Pathfinders: Documenting the Experience of Early Digital Literature is the best source for understanding where e-lit comes from through an examination of pre-web hypertext literature in the years between 1986 and 1995. The scholarly literature on e-lit often refers to seminal works such as Shelley Jackson’s Patchwork Girl (1995) and other hypermedia texts created through tools developed by Eastgate System. However, the technology to actually read those works of e-lit today are inaccessible to most people. While Pathfinders does not provide a simulation of Patchwork Girl, it offers an intriguing methodology of showcasing how Shelley Jackson and readers interact with Patchwork Girl.
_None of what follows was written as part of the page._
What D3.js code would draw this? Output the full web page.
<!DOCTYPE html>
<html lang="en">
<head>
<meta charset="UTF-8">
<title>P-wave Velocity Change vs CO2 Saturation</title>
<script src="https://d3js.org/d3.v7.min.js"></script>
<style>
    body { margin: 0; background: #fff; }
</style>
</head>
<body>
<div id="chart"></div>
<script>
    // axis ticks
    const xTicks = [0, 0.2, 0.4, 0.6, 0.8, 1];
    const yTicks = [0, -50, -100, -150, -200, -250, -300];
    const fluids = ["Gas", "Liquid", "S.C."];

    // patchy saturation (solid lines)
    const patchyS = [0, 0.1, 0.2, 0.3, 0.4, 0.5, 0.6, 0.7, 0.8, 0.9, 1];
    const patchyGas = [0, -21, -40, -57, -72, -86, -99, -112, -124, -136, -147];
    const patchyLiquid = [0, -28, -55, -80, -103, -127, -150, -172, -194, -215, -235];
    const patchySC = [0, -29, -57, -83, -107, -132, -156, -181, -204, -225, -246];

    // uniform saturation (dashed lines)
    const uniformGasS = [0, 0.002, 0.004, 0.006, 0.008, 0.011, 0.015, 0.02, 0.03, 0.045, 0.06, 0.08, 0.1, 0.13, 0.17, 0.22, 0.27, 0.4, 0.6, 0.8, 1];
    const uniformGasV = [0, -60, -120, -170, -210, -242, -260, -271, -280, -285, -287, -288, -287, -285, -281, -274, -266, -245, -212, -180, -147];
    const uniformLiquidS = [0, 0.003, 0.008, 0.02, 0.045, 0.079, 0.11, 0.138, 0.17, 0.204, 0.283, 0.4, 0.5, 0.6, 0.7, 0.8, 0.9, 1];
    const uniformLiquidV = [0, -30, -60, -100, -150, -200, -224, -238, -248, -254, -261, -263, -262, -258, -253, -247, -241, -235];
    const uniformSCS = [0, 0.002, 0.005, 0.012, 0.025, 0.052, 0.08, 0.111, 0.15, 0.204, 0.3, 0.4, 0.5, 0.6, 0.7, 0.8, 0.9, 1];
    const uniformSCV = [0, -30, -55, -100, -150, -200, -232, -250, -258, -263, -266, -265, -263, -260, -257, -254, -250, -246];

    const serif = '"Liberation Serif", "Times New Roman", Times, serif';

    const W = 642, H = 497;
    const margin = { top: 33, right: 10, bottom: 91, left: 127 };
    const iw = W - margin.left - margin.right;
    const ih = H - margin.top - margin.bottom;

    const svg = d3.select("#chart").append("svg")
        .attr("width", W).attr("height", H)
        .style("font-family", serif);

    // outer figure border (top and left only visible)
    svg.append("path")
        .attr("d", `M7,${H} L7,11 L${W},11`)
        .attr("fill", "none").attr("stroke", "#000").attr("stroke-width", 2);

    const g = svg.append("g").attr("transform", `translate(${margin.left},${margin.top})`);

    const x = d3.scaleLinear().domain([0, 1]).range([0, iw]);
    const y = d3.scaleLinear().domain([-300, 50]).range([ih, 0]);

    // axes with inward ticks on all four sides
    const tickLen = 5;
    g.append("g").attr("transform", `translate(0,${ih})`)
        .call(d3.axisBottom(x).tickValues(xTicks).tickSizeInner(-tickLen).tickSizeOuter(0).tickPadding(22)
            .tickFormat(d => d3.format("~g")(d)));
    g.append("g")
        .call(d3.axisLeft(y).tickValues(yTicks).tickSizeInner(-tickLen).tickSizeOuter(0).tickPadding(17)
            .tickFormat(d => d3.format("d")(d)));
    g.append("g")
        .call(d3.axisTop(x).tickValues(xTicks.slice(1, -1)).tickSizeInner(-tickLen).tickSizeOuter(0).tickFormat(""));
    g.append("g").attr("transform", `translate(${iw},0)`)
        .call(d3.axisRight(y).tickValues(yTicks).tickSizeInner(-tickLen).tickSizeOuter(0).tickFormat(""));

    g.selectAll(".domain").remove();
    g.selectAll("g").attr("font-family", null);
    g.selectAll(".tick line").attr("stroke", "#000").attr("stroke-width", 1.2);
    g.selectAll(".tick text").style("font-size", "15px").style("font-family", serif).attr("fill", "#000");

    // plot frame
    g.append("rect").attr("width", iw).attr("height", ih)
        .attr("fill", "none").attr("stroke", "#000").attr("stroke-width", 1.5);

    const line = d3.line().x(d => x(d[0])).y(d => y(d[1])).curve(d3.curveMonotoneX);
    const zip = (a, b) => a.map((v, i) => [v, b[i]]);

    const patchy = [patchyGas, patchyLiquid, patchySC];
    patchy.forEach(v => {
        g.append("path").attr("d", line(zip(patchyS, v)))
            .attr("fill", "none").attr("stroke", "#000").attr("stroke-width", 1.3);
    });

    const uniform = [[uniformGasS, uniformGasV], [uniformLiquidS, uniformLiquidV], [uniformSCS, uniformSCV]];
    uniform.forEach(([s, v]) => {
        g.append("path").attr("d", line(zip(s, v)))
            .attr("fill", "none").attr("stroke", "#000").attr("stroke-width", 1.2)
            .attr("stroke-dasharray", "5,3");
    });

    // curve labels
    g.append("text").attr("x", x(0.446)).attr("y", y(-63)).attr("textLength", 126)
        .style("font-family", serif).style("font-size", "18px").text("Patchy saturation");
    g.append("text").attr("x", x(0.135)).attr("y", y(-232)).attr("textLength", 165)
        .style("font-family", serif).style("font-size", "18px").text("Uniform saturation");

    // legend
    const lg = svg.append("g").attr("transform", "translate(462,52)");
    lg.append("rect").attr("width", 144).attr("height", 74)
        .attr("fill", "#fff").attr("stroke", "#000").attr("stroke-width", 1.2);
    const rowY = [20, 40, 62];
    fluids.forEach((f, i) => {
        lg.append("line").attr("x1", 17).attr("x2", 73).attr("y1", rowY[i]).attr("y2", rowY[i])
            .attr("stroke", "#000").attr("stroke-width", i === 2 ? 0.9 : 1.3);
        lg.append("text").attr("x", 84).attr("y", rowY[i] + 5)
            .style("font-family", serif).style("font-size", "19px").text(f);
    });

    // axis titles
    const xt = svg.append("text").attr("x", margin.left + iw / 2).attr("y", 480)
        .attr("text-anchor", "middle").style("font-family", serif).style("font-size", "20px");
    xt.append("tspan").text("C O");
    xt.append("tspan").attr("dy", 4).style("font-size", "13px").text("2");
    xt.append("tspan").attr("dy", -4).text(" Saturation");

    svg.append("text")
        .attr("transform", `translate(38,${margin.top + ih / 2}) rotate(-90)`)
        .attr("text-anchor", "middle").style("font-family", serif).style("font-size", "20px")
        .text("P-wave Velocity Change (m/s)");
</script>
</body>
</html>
The present state of e-lit

There’s something odd about e-lit: it appears to be mostly discussed within academia and it’s difficult to find good examples on the web of what is called e-lit. How could that be?

Writer Paul La Farge provides a great comment:

“I actually don’t think digital literature is suffering from a lack of theory at this point; if anything, it suffers from a lack of practice. We need more writers! And a more diverse and robust way of getting their work into the world: not just more competent critics (we have some), but more kinds of competent critics, and more places where conversations about digital literature can happen, and more avenues by which digital lit can reach readers. All of this will surely happen in time. What I think the medium needs now is encouragement, and perhaps rescue from the forbiddingly technical language in which it has been theorized. It depresses me to think of digital literature as being exclusively an academic specialty: it’s as if Film Studies departments had sprung into existence all over the world, before anyone had made any movies.”

This quote is from an excellent series of posts by author Illya Szilak that appeared on the Huffington Post.

Note: I will be updating this post with new readings.